REQUEST:
In the data that follows, count the lines in which the word "this" occurs, and report that figure alone.

SOURCE EXCERPT:
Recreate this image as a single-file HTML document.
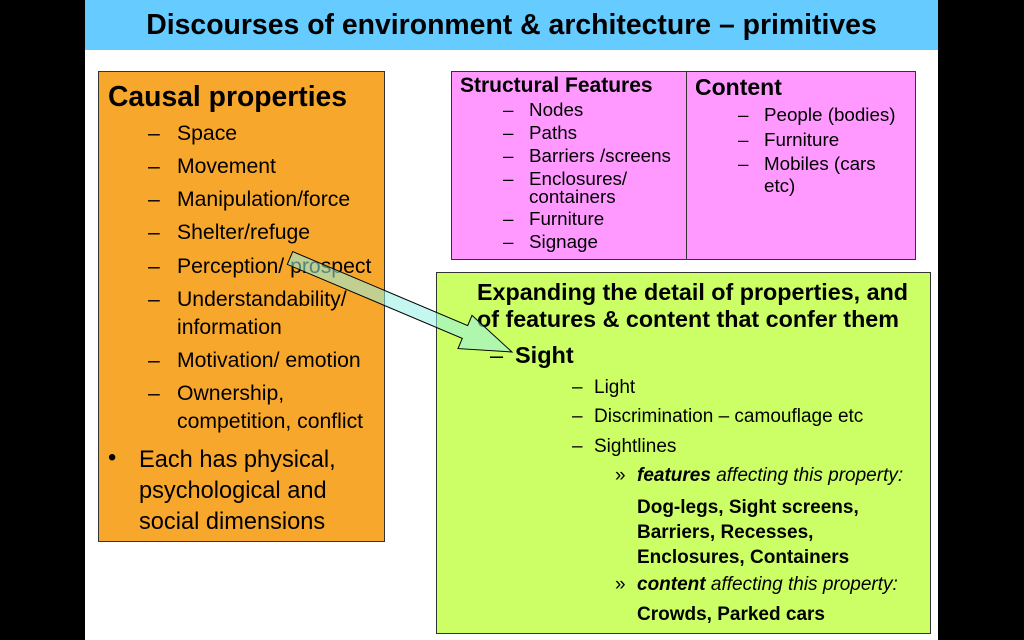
<!DOCTYPE html>
<html><head><meta charset="utf-8"><style>
body{margin:0;width:1024px;height:640px;background:#000;position:relative;overflow:hidden;font-family:"Liberation Sans",Arial,sans-serif;color:#000}
.a{position:absolute;white-space:nowrap;margin-top:2px}
#slide{position:absolute;left:85px;top:0;width:853px;height:640px;background:#fff}
#title{position:absolute;left:85px;top:0;width:853px;height:50px;background:#66ccff;text-align:center;font-weight:bold;font-size:28.4px;line-height:50px}
.box{position:absolute;border:1px solid #333;box-sizing:border-box}
.o{font-size:21.2px}
.m{font-size:18.8px}
.c{font-size:18.8px}
.g{font-size:19px}
</style></head><body>
<div id="slide"></div>
<div id="title">Discourses of environment &amp; architecture – primitives</div>
<div class="box" style="left:98px;top:71px;width:287px;height:471px;background:#f7a72c"></div>
<div class="a" style="left:108px;top:78px;font-size:28.3px;font-weight:bold">Causal properties</div>
<div class="a o" style="left:148px;top:120px">–</div><div class="a o" style="left:177px;top:120px">Space</div>
<div class="a o" style="left:148px;top:153px">–</div><div class="a o" style="left:177px;top:153px">Movement</div>
<div class="a o" style="left:148px;top:186px">–</div><div class="a o" style="left:177px;top:186px">Manipulation/force</div>
<div class="a o" style="left:148px;top:219px">–</div><div class="a o" style="left:177px;top:219px">Shelter/refuge</div>
<div class="a o" style="left:148px;top:253px">–</div><div class="a o" style="left:177px;top:253px">Perception/ prospect</div>
<div class="a o" style="left:148px;top:286px">–</div><div class="a o" style="left:177px;top:286px">Understandability/</div>
<div class="a o" style="left:177px;top:314px">information</div>
<div class="a o" style="left:148px;top:347px">–</div><div class="a o" style="left:177px;top:347px">Motivation/ emotion</div>
<div class="a o" style="left:148px;top:380px">–</div><div class="a o" style="left:177px;top:380px">Ownership,</div>
<div class="a o" style="left:177px;top:408px">competition, conflict</div>
<div class="a" style="left:108px;top:443px;font-size:23.6px">•</div>
<div class="a" style="left:139px;top:443px;font-size:23.6px;line-height:31px">Each has physical,<br>psychological and<br>social dimensions</div>

<div class="box" style="left:451px;top:71px;width:465px;height:189px;background:#ff99ff"></div>
<div style="position:absolute;left:686px;top:71px;width:1px;height:189px;background:#333"></div>
<div class="a" style="left:460px;top:72px;font-size:21px;font-weight:bold">Structural Features</div>
<div class="a m" style="left:503px;top:97px">–</div><div class="a m" style="left:529px;top:97px">Nodes</div>
<div class="a m" style="left:503px;top:120px">–</div><div class="a m" style="left:529px;top:120px">Paths</div>
<div class="a m" style="left:503px;top:143px">–</div><div class="a m" style="left:529px;top:143px">Barriers /screens</div>
<div class="a m" style="left:503px;top:166px">–</div><div class="a m" style="left:529px;top:166px">Enclosures/</div>
<div class="a m" style="left:529px;top:184px">containers</div>
<div class="a m" style="left:503px;top:206px">–</div><div class="a m" style="left:529px;top:206px">Furniture</div>
<div class="a m" style="left:503px;top:229px">–</div><div class="a m" style="left:529px;top:229px">Signage</div>
<div class="a" style="left:695px;top:72px;font-size:23px;font-weight:bold">Content</div>
<div class="a c" style="left:738px;top:102px">–</div><div class="a c" style="left:764px;top:102px">People (bodies)</div>
<div class="a c" style="left:738px;top:127px">–</div><div class="a c" style="left:764px;top:127px">Furniture</div>
<div class="a c" style="left:738px;top:151px">–</div><div class="a c" style="left:764px;top:151px">Mobiles (cars</div>
<div class="a c" style="left:764px;top:173px">etc)</div>

<div class="box" style="left:436px;top:272px;width:495px;height:362px;background:#ccff66"></div>
<div class="a" style="left:477px;top:277px;font-size:23.3px;font-weight:bold;line-height:27px">Expanding the detail of properties, and<br>of features &amp; content that confer them</div>
<div class="a" style="left:490px;top:340px;font-size:23.5px">–</div>
<div class="a" style="left:515px;top:340px;font-size:23.5px;font-weight:bold">Sight</div>
<div class="a g" style="left:572px;top:375px">–</div><div class="a g" style="left:594px;top:375px">Light</div>
<div class="a g" style="left:572px;top:404px">–</div><div class="a g" style="left:594px;top:404px">Discrimination – camouflage etc</div>
<div class="a g" style="left:572px;top:434px">–</div><div class="a g" style="left:594px;top:434px">Sightlines</div>
<div class="a g" style="left:615px;top:463px">»</div><div class="a g" style="left:637px;top:463px"><b><i>features</i></b> <i>affecting this property:</i></div>
<div class="a g" style="left:637px;top:493px;font-weight:bold;line-height:25px">Dog-legs, Sight screens,<br>Barriers, Recesses,<br>Enclosures, Containers</div>
<div class="a g" style="left:615px;top:572px">»</div><div class="a g" style="left:637px;top:572px"><b><i>content</i></b> <i>affecting this property:</i></div>
<div class="a g" style="left:637px;top:602px;font-weight:bold">Crowds, Parked cars</div>

<svg width="1024" height="640" style="position:absolute;left:0;top:0">
<polygon points="292.7,251.6 467.7,325.6 472,315.4 512,352 458,348.6 462.3,338.4 287.3,264.4" fill="rgba(150,240,230,0.55)" stroke="#000" stroke-width="1"/>
</svg>
</body></html>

TASK ANSWER:
3